Well Behaved Women Rarely Make History….
We have all heard it before, “You’ve come a long way baby!” Usually I smile at the catchy jingle that Virginia Slims made a household name in my childhood. I am immediately transported to those funny commercials that show women struggling to do everyday things. The final scene is always a glamorous woman, smoking while leaning back and the slogan in the background. 2018 seemed like a years away from this until I walked into PETS’s Spouse training. I was immediately transported to 1952 and told that my role as the spouse of the President would be to type his agenda, serve as hostess, do in other words all I could to make him look good. As a modern woman, I must admit I was floored, bewildered about what I had gotten into and to be honest, angry. Why angry? I had been Rotoract President, the last in a long line of women at CLU at the time but I was basically being told to just look pretty. Well, Jeff got an earful that afternoon. I was ready to have nothing to do with his Rotary year, and then I heard Silvia Whitlock speak. With her demeanor and great ability to tell her story, I was reminded of one big fact: I stand on the shoulders of giants. Sylvia turned me around by reminding me that change happens not by screaming and shouting my displeasure, but by standing by my moral compass. I was mesmerized by her story and loved her humor so much that I immediately encouraged Jeff make her PETS speech part of his programs.

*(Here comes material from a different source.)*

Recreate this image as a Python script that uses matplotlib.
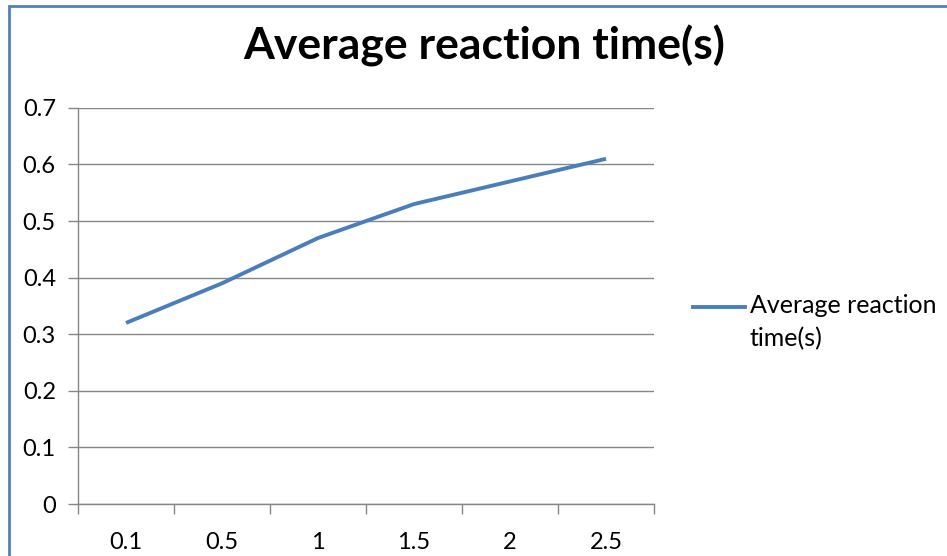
import matplotlib.pyplot as plt
from matplotlib.lines import Line2D
from matplotlib.patches import Rectangle

plt.rcParams['font.family'] = ['Lato', 'DejaVu Sans']

# delay values (categories) and measured average reaction time
categories = ['0.1', '0.5', '1', '1.5', '2', '2.5']
reaction_time = [0.32, 0.39, 0.47, 0.53, 0.57, 0.61]
series_name = 'Average reaction time(s)'

grid_color = '#868686'
line_color = '#4A7EBB'

fig = plt.figure(figsize=(9.47, 5.56), dpi=100)
ax = fig.add_axes([0.0824, 0.0935, 0.6082, 0.7125])

xs = list(range(len(categories)))
ax.plot(xs, reaction_time, color=line_color, linewidth=2.8, solid_capstyle='butt')

ax.set_xlim(-0.5, len(categories) - 0.5)
ax.set_ylim(0, 0.7)
ax.set_yticks([0, 0.1, 0.2, 0.3, 0.4, 0.5, 0.6, 0.7])
ax.set_yticklabels(['0', '0.1', '0.2', '0.3', '0.4', '0.5', '0.6', '0.7'])
ax.set_xticks(xs)
ax.set_xticklabels(categories)
ax.set_xticks([i - 0.5 for i in range(len(categories) + 1)], minor=True)

ax.tick_params(axis='x', which='major', length=0, labelsize=17, pad=20)
ax.tick_params(axis='x', which='minor', length=7, width=1, color=grid_color, direction='out')
ax.tick_params(axis='y', length=7, width=1, color=grid_color, labelsize=17, pad=9)

ax.grid(axis='y', color=grid_color, linewidth=1)
ax.set_axisbelow(True)
for s in ['top', 'right']:
    ax.spines[s].set_visible(False)
for s in ['left', 'bottom']:
    ax.spines[s].set_color(grid_color)
    ax.spines[s].set_linewidth(1)

fig.text(0.511, 0.918, series_name, ha='center', va='center',
         fontsize=32, fontweight='bold')

# legend: handle next to first line of the wrapped label
fig.add_artist(Line2D([693 / 947, 745 / 947], [1 - 307 / 556, 1 - 307 / 556],
                      color=line_color, linewidth=2.8))
fig.text(750 / 947, 1 - 294 / 556, 'Average reaction\ntime(s)', ha='left', va='top',
         fontsize=18, linespacing=1.5)

# chart frame
fig.add_artist(Rectangle((9 / 947, -0.05), 1.1, 1 - 6 / 556 + 0.05, transform=fig.transFigure,
                         fill=False, edgecolor='#4F81BD', linewidth=2))

fig.savefig('out.png', dpi=100)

Last month, I picked up a book that was a collection of short autobiographies of women who misbehaved. It had the normal bad girls of history like Amelia Earhart, Marie Curie, Helen Keller, Nellie Bly and Bonnie Parker. However, it also boasted some not so known women like, Helen Gurley Brown, Anais Nin, Mary Blair, to name a few. What these women had in common was simple, they broke the barrier in one way or another. Sylvia Whitlock, would fit right in. Because they lived life to the fullest, we can do some things that we now consider ordinary. Their struggle may not seem like a big deal now, much like what is the big deal for women to be Rotarians. I could assure you, it was scandalous and Silvia Whitlock in the humblest of ways, took up the torch and lead us all to today’s normalcy.
So, this month as we honor the bad girls in history that we all know, let’s not forget that some important triumphs, may not seem big but created a whole new normal for us all. Let’s honor women like Silvia Whitlock not by claiming to be feminist but by living and embodying the 4-way test. I know I am not a Rotarian, but I know I have little girls watching and learning from me. We, as women today, set the tone for what us normal for our little girls when they become women. This is why I wonder, have we really come a long way baby?